Set exercise -> Copy the data that follows, character for character, minus the pictures.

--- --- ---

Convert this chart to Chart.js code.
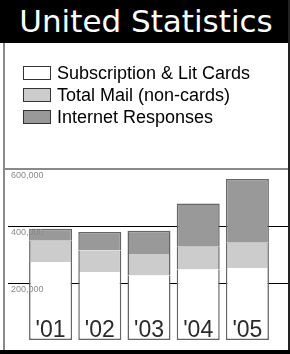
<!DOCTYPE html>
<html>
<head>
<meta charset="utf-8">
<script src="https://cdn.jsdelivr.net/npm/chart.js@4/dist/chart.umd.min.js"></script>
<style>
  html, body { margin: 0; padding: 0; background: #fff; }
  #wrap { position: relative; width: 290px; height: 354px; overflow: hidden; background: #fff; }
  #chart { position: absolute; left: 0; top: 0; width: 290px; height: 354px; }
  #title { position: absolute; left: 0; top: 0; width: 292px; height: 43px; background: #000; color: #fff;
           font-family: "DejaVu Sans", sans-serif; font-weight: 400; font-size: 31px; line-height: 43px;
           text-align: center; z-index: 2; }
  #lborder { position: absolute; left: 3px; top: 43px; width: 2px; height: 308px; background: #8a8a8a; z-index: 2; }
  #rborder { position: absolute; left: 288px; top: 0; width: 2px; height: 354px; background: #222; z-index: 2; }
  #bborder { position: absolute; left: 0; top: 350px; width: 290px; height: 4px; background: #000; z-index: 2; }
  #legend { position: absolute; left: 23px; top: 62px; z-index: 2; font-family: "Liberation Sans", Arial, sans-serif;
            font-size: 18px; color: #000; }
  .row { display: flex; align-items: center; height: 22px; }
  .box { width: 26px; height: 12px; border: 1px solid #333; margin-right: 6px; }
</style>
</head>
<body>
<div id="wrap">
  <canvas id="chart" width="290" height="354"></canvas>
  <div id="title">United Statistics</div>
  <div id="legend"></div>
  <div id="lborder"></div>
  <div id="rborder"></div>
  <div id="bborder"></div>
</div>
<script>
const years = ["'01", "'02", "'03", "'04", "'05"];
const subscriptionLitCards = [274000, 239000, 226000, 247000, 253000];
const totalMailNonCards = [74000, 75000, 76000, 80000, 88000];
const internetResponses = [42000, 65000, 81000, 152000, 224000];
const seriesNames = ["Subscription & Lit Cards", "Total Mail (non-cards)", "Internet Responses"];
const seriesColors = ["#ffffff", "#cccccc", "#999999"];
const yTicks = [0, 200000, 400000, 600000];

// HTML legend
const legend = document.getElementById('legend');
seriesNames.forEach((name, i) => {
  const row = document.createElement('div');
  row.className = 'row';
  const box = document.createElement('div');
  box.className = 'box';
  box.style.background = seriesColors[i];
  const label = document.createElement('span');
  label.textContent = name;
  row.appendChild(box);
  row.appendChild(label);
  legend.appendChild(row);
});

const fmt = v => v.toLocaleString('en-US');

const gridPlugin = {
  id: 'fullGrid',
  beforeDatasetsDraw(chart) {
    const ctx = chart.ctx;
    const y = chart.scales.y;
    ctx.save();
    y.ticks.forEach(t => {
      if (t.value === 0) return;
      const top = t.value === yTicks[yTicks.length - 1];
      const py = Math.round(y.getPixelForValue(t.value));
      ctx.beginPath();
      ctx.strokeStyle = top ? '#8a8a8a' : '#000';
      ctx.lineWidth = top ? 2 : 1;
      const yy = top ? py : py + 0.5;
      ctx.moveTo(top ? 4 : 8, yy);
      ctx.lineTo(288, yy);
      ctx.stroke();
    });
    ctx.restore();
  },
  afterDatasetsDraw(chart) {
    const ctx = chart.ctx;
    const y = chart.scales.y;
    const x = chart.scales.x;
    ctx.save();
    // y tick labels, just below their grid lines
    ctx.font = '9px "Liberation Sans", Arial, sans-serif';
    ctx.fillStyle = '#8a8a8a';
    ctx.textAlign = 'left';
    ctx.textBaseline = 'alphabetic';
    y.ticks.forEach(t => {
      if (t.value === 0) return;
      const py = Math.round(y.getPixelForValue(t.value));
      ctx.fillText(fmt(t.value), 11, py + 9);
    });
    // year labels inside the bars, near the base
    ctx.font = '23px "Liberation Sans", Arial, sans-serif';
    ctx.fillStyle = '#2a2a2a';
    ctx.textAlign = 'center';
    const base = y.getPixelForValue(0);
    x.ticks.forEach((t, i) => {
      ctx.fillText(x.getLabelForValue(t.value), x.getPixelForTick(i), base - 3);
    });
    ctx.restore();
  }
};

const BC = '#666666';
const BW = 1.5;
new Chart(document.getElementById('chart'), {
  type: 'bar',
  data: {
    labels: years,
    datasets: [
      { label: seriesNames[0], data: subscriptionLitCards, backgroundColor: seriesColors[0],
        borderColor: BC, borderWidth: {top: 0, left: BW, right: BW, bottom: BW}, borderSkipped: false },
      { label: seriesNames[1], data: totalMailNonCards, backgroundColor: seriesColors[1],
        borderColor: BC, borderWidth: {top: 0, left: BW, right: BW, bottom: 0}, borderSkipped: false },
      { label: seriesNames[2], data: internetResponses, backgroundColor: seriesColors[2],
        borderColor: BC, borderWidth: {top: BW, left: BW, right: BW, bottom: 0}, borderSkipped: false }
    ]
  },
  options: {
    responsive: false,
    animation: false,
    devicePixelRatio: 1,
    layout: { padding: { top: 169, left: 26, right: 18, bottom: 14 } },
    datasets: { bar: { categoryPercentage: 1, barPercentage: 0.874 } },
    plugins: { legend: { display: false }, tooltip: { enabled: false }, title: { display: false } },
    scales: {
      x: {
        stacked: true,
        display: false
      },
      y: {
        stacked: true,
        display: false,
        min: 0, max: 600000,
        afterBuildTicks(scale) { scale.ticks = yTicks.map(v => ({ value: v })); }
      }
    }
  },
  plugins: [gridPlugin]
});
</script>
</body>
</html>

--- --- ---

Full solution ->
Convert this chart to Chart.js code.
<!DOCTYPE html>
<html>
<head>
<meta charset="utf-8">
<script src="https://cdn.jsdelivr.net/npm/chart.js@4/dist/chart.umd.min.js"></script>
<style>
  html, body { margin: 0; padding: 0; background: #fff; }
  #wrap { position: relative; width: 290px; height: 354px; overflow: hidden; background: #fff; }
  #chart { position: absolute; left: 0; top: 0; width: 290px; height: 354px; }
  #title { position: absolute; left: 0; top: 0; width: 292px; height: 43px; background: #000; color: #fff;
           font-family: "DejaVu Sans", sans-serif; font-weight: 400; font-size: 31px; line-height: 43px;
           text-align: center; z-index: 2; }
  #lborder { position: absolute; left: 3px; top: 43px; width: 2px; height: 308px; background: #8a8a8a; z-index: 2; }
  #rborder { position: absolute; left: 288px; top: 0; width: 2px; height: 354px; background: #222; z-index: 2; }
  #bborder { position: absolute; left: 0; top: 350px; width: 290px; height: 4px; background: #000; z-index: 2; }
  #legend { position: absolute; left: 23px; top: 62px; z-index: 2; font-family: "Liberation Sans", Arial, sans-serif;
            font-size: 18px; color: #000; }
  .row { display: flex; align-items: center; height: 22px; }
  .box { width: 26px; height: 12px; border: 1px solid #333; margin-right: 6px; }
</style>
</head>
<body>
<div id="wrap">
  <canvas id="chart" width="290" height="354"></canvas>
  <div id="title">United Statistics</div>
  <div id="legend"></div>
  <div id="lborder"></div>
  <div id="rborder"></div>
  <div id="bborder"></div>
</div>
<script>
const years = ["'01", "'02", "'03", "'04", "'05"];
const subscriptionLitCards = [274000, 239000, 226000, 247000, 253000];
const totalMailNonCards = [74000, 75000, 76000, 80000, 88000];
const internetResponses = [42000, 65000, 81000, 152000, 224000];
const seriesNames = ["Subscription & Lit Cards", "Total Mail (non-cards)", "Internet Responses"];
const seriesColors = ["#ffffff", "#cccccc", "#999999"];
const yTicks = [0, 200000, 400000, 600000];

// HTML legend
const legend = document.getElementById('legend');
seriesNames.forEach((name, i) => {
  const row = document.createElement('div');
  row.className = 'row';
  const box = document.createElement('div');
  box.className = 'box';
  box.style.background = seriesColors[i];
  const label = document.createElement('span');
  label.textContent = name;
  row.appendChild(box);
  row.appendChild(label);
  legend.appendChild(row);
});

const fmt = v => v.toLocaleString('en-US');

const gridPlugin = {
  id: 'fullGrid',
  beforeDatasetsDraw(chart) {
    const ctx = chart.ctx;
    const y = chart.scales.y;
    ctx.save();
    y.ticks.forEach(t => {
      if (t.value === 0) return;
      const top = t.value === yTicks[yTicks.length - 1];
      const py = Math.round(y.getPixelForValue(t.value));
      ctx.beginPath();
      ctx.strokeStyle = top ? '#8a8a8a' : '#000';
      ctx.lineWidth = top ? 2 : 1;
      const yy = top ? py : py + 0.5;
      ctx.moveTo(top ? 4 : 8, yy);
      ctx.lineTo(288, yy);
      ctx.stroke();
    });
    ctx.restore();
  },
  afterDatasetsDraw(chart) {
    const ctx = chart.ctx;
    const y = chart.scales.y;
    const x = chart.scales.x;
    ctx.save();
    // y tick labels, just below their grid lines
    ctx.font = '9px "Liberation Sans", Arial, sans-serif';
    ctx.fillStyle = '#8a8a8a';
    ctx.textAlign = 'left';
    ctx.textBaseline = 'alphabetic';
    y.ticks.forEach(t => {
      if (t.value === 0) return;
      const py = Math.round(y.getPixelForValue(t.value));
      ctx.fillText(fmt(t.value), 11, py + 9);
    });
    // year labels inside the bars, near the base
    ctx.font = '23px "Liberation Sans", Arial, sans-serif';
    ctx.fillStyle = '#2a2a2a';
    ctx.textAlign = 'center';
    const base = y.getPixelForValue(0);
    x.ticks.forEach((t, i) => {
      ctx.fillText(x.getLabelForValue(t.value), x.getPixelForTick(i), base - 3);
    });
    ctx.restore();
  }
};

const BC = '#666666';
const BW = 1.5;
new Chart(document.getElementById('chart'), {
  type: 'bar',
  data: {
    labels: years,
    datasets: [
      { label: seriesNames[0], data: subscriptionLitCards, backgroundColor: seriesColors[0],
        borderColor: BC, borderWidth: {top: 0, left: BW, right: BW, bottom: BW}, borderSkipped: false },
      { label: seriesNames[1], data: totalMailNonCards, backgroundColor: seriesColors[1],
        borderColor: BC, borderWidth: {top: 0, left: BW, right: BW, bottom: 0}, borderSkipped: false },
      { label: seriesNames[2], data: internetResponses, backgroundColor: seriesColors[2],
        borderColor: BC, borderWidth: {top: BW, left: BW, right: BW, bottom: 0}, borderSkipped: false }
    ]
  },
  options: {
    responsive: false,
    animation: false,
    devicePixelRatio: 1,
    layout: { padding: { top: 169, left: 26, right: 18, bottom: 14 } },
    datasets: { bar: { categoryPercentage: 1, barPercentage: 0.874 } },
    plugins: { legend: { display: false }, tooltip: { enabled: false }, title: { display: false } },
    scales: {
      x: {
        stacked: true,
        display: false
      },
      y: {
        stacked: true,
        display: false,
        min: 0, max: 600000,
        afterBuildTicks(scale) { scale.ticks = yTicks.map(v => ({ value: v })); }
      }
    }
  },
  plugins: [gridPlugin]
});
</script>
</body>
</html>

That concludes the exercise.